Avec cette suite d’images, Couturier-Lafargue documente la vie à Resolute Bay, un village au Nunavut qui a été créé «artificiellement» par le gouvernement fédéral dans les années 50.

La question du territoire habite finalement la dernière partie de l’exposition qui s’ouvre avec Sans titre (1992) de Jean-Paul Riopelle.

Voyager dans les collections du musée

Si l’exposition Nous est un «voyage philosophique», elle naît toutefois d’une question assez pratique : comment mettre en valeur les collections du MNBAQ malgré la fermeture temporaire des pavillons Gérard-Morisset et Charles-Baillairgé?

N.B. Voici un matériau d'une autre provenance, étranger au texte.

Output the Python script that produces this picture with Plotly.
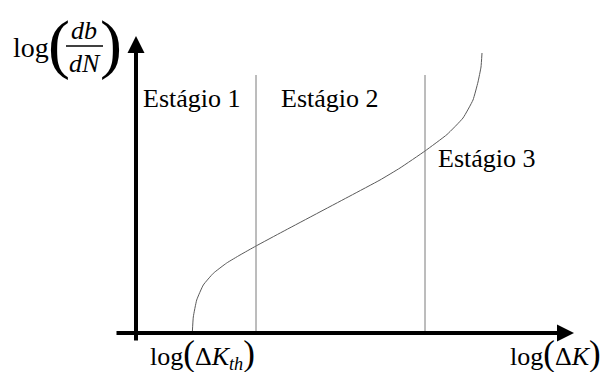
import plotly.graph_objects as go

# Crack growth curve (schematic): log(dK) vs log(db/dN)
log_dK = [5.63, 5.73, 6.07, 6.73, 7.73, 9.07, 10.4, 12.0, 14.7, 21.4, 24.4, 26.4,
          28.9, 31.1, 32.7, 33.7, 34.2, 34.5, 34.6]
log_dbdN = [0.0, 1.6, 3.3, 4.8, 5.97, 7.0, 7.8, 8.7, 10.15, 13.7, 15.3, 16.5,
            18.2, 19.85, 21.5, 23.3, 25.1, 26.6, 28.0]

# Stage boundaries and their height
stage_bounds = [12.0, 28.9]
bound_top = 25.8

# Stage labels
stage_labels = ["Estágio 1", "Estágio 2", "Estágio 3"]
stage_x = [5.55, 19.4, 35.05]
stage_y = [23.5, 23.5, 17.5]

# Axis extents
x_axis_start, x_axis_end = -2.1, 43.8
y_axis_start, y_axis_end = -0.9, 29.7

SERIF = "Liberation Serif, serif"

fig = go.Figure()

fig.add_trace(go.Scatter(
    x=log_dK, y=log_dbdN, mode="lines",
    line=dict(color="#5a5a5a", width=1, shape="spline", smoothing=0.4),
    hoverinfo="skip", showlegend=False,
))

for xb in stage_bounds:
    fig.add_trace(go.Scatter(
        x=[xb, xb], y=[0, bound_top], mode="lines",
        line=dict(color="#7a7a7a", width=1),
        hoverinfo="skip", showlegend=False,
    ))

annotations = []

# Axes drawn as arrows
annotations.append(dict(
    x=x_axis_end, y=0, ax=x_axis_start, ay=0, xref="x", yref="y", axref="x", ayref="y",
    text="", showarrow=True, arrowhead=2, arrowwidth=4, arrowsize=0.85, arrowcolor="black",
))
annotations.append(dict(
    x=0, y=y_axis_end, ax=0, ay=y_axis_start, xref="x", yref="y", axref="x", ayref="y",
    text="", showarrow=True, arrowhead=2, arrowwidth=4, arrowsize=0.85, arrowcolor="black",
))

for lbl, sx, sy in zip(stage_labels, stage_x, stage_y):
    annotations.append(dict(
        x=sx, y=sy, xref="x", yref="y", text=lbl, showarrow=False,
        font=dict(family=SERIF, size=26, color="black"),
        xanchor="center", yanchor="middle",
    ))

# x-axis labels
annotations.append(dict(
    x=6.6, y=-2.05, xref="x", yref="y",
    text="log<span style='font-size:35px'>(</span>Δ<i>K</i><sub><i>th</i></sub><span style='font-size:35px'>)</span>",
    showarrow=False, font=dict(family=SERIF, size=26, color="black"),
    xanchor="center", yanchor="middle",
))
annotations.append(dict(
    x=41.9, y=-2.05, xref="x", yref="y",
    text="log<span style='font-size:35px'>(</span>Δ<i>K</i><span style='font-size:35px'>)</span>",
    showarrow=False, font=dict(family=SERIF, size=26, color="black"),
    xanchor="center", yanchor="middle",
))

# y-axis label: log( db/dN )
annotations.append(dict(
    x=-10.55, y=28.6, xref="x", yref="y", text="log", showarrow=False,
    font=dict(family=SERIF, size=28, color="black"), xanchor="center", yanchor="middle",
))
annotations.append(dict(
    x=-7.75, y=28.9, xref="x", yref="y", text="(", showarrow=False,
    font=dict(family=SERIF, size=66, color="black"), xanchor="center", yanchor="middle",
))
annotations.append(dict(
    x=-2.5, y=28.9, xref="x", yref="y", text=")", showarrow=False,
    font=dict(family=SERIF, size=66, color="black"), xanchor="center", yanchor="middle",
))
annotations.append(dict(
    x=-5.2, y=30.3, xref="x", yref="y", text="<i>db</i>", showarrow=False,
    font=dict(family=SERIF, size=26, color="black"), xanchor="center", yanchor="middle",
))
annotations.append(dict(
    x=-5.1, y=27.0, xref="x", yref="y", text="<i>dN</i>", showarrow=False,
    font=dict(family=SERIF, size=26, color="black"), xanchor="center", yanchor="middle",
))

fig.add_shape(type="line", x0=-7.0, x1=-3.3, y0=28.7, y1=28.7, xref="x", yref="y",
              line=dict(color="black", width=1.3))

fig.update_layout(
    width=607, height=372,
    margin=dict(l=0, r=0, t=0, b=0),
    paper_bgcolor="white", plot_bgcolor="white",
    font=dict(family=SERIF),
    xaxis=dict(range=[-13.6, 47.1], visible=False, fixedrange=True),
    yaxis=dict(range=[-3.9, 33.3], visible=False, fixedrange=True),
    annotations=annotations,
    showlegend=False,
)

fig.write_html("out.html")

Avec Nous, le musée souhaite donc mettre de l’avant des pièces qui ont été peu ou jamais présenté au public… mais aussi les «rocks stars» de ses collections, des œuvres particulièrement aimées de tous.

Tout au long du parcours, les visiteurs croiseront ainsi des grands noms de l’art québécois. En plus de Jean-Paul Riopelle, on retrouve Marc-Aurèle Fortin et L’orme à Pont-Viaux, Fernand Leduc avec L’alpiniste ou encore Jean Dallaire et Le coq licorne.

Nous sera ouverte au public dès le 20 avril.